To understand why that's significant, let's look at how Google settled those same allegations at the federal level. While the outcome was the same, the government's methods were different.
The Federal Trade Commission won a $22.5 million settlement from Google last year. At issue was Safari's use of the third-party cookie blocker, a feature that prevents marketers from tracking your online activity. Unlike other browsers, Safari had enabled the blocker by default, making it much harder for advertisers to track Safari users generally. Google allegedly used a bit of code to override the feature on purpose, despite operating a separate Web page that told Safari users they could trust the privacy feature to work.
That violated a previous legal agreement between Google and the FTC barring Google from making "misrepresentations" about privacy, the government argued.
"The FTC concluded that they didn't go into whether Google broke the law, because they got them on breaking the consent agreement that was in place from the Buzz debacle," says John Simpson, the privacy project director for Consumer Watchdog.
Had it sued Google for deceptive business practices and won, the FTC would have sent a strong signal that professing to protect users' privacy on the one hand while ignoring technical anti-tracking solutions on the other might invite federal scrutiny. As it happened, the FTC won a relatively narrow victory that depended on Google's unique history with the agency.
But while the FTC seemed more cautious about the alleged Safari violation, states have shown no such restraint.
"If you're actively hacking around the privacy settings," said Simpson, "there still is a good likelihood there's a state law being violated."

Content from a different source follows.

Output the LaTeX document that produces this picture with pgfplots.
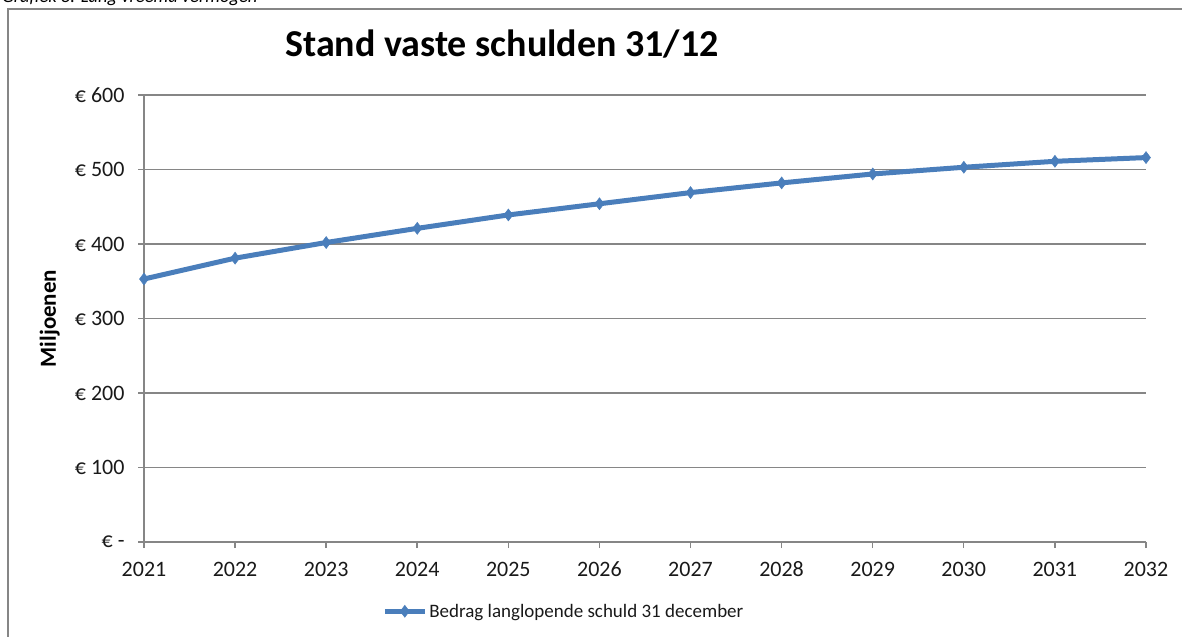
\documentclass[border=0pt]{standalone}
\usepackage{pgfplots}
\pgfplotsset{compat=1.18}
\usepackage{fontspec}
\setmainfont{Carlito}
\definecolor{gridgray}{HTML}{868686}
\definecolor{serieblue}{HTML}{4A7EBB}
\begin{document}
\begin{tikzpicture}
\useasboundingbox (0,0) rectangle (1182bp,637bp);
\clip (0,0) rectangle (1182bp,637bp);
% outer frame (left and top edges visible)
\draw[gridgray, line width=2bp] (7.5bp,-10bp) -- (7.5bp,628bp) -- (1200bp,628bp);
% cut-off caption at the very top
\node[anchor=base west, inner sep=0pt, font=\fontsize{18.5bp}{22bp}\selectfont\itshape] at (2bp,634bp) {Grafiek 8: Lang vreemd vermogen};
% chart title
\node[anchor=base, inner sep=0pt, font=\fontsize{38bp}{44bp}\selectfont\bfseries] at (502bp,580bp) {Stand vaste schulden 31/12};
\begin{axis}[
  at={(144bp,95bp)}, anchor=south west,
  scale only axis, width=1002bp, height=447bp,
  xmin=2021, xmax=2032, ymin=0, ymax=600,
  axis lines=left, axis line style={-, gridgray, line width=1.5bp},
  xtick={2021,...,2032},
  xticklabels={2021,2022,2023,2024,2025,2026,2027,2028,2029,2030,2031,2032},
  ytick={0,100,200,300,400,500,600},
  yticklabels={€ -,€ 100,€ 200,€ 300,€ 400,€ 500,€ 600},
  /pgf/number format/assume math mode=true,
  ymajorgrids, grid style={gridgray, line width=1.5bp},
  tick align=outside, major tick length=6bp,
  tick style={gridgray, line width=1.5bp},
  ticklabel style={font=\fontsize{22bp}{26bp}\selectfont, text=black!90},
  xticklabel style={yshift=-10bp, text height=15bp, text depth=0pt},
  yticklabel style={xshift=-10bp},
  ylabel={Miljoenen},
  ylabel style={at={(axis description cs:-0.094,0.5)}, anchor=center, rotate=0, font=\fontsize{23bp}{26bp}\selectfont\bfseries},
  legend style={at={(0.419,-0.155)}, anchor=center, draw=none, fill=none, font=\fontsize{19bp}{22bp}\selectfont, text=black!90, inner sep=0pt},
  legend cell align=left,
  legend image code/.code={
    \draw[#1, mark repeat=2, mark phase=2] plot coordinates {(0bp,0bp) (20bp,0bp) (40bp,0bp)};
  },
]
\addplot[color=serieblue, line width=5bp, mark=diamond*, mark size=6bp, mark options={line width=0.5bp, fill=serieblue}]
  coordinates {
  (2021,353) (2022,381) (2023,402) (2024,421) (2025,439) (2026,454)
  (2027,469) (2028,482) (2029,494) (2030,503) (2031,511) (2032,516)
  };
\addlegendentry{Bedrag langlopende schuld 31 december}
\end{axis}
\end{tikzpicture}
\end{document}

The states involved in Monday's settlement broadly alleged that Google had indeed broken state consumer protection and computer privacy laws in addition to the consent agreement arguments put forth by the FTC. Washington state specifically claimed that Google had violated the Washington State Consumer Protection Act.
According to Jonathan Mayer, the privacy researcher at Stanford who first reported Google's alleged circumvention methods, states enjoy wider freedom than the federal government to bring a consumer protection case, to compel discovery and to impose monetary fines. Given a demonstrated willingness to accuse Google of breaking the law, it's reasonable to think that states might apply the same logic to other companies, too.
"The state attorneys general have both the inclination and the legal latitude … to be vigorous enforcers on consumer privacy," said Mayer. "Where the FTC can't act, we now have evidence that the state AGs might."